青春時代の別れ

「もしもし、ミユキちゃん」。聞いたことのある声だった。思い出すことができずに戸惑う私に「私よ私、女子高で一緒だったY子よ!」。何十年振りかの高校の同級生からの電話。

それはKの訃報だった。その知らせを聞いても私の心は何も動く事はなかった。Y子は私にせめて最後にKのお見送りだけでもして欲しいと思い、彼女の優しさで色んな知人の伝手を使った末に私に辿り着いたと言っていた。

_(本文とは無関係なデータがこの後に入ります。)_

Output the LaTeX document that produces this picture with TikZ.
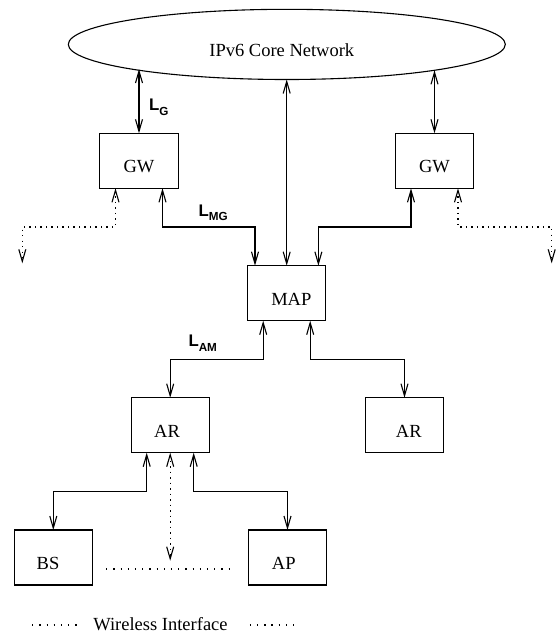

私の記憶はY子の電話で、過去に引き戻された。私の高校時代の若者達は60年代の後半に大流行したザ・タイガースとか、ザ・スパイダースとかのグループ・サウンズに夢中になったりしていた。また卒業の頃の70年代の初めには、フォークソングなども流行し始めていた。一方70年安保闘争や沖縄返還の運動など、学生運動も盛んな時代だった。

私とKとの出会いは、女子高と男子高の生徒会の交流会だった。この時、私の育った県は、殆どの県立高校は男女別学だった。男子高で生徒会長だったという彼を初めて見た時は、なんて大人っぽい人なのかと感じ、いつしかKに強く惹かれていった。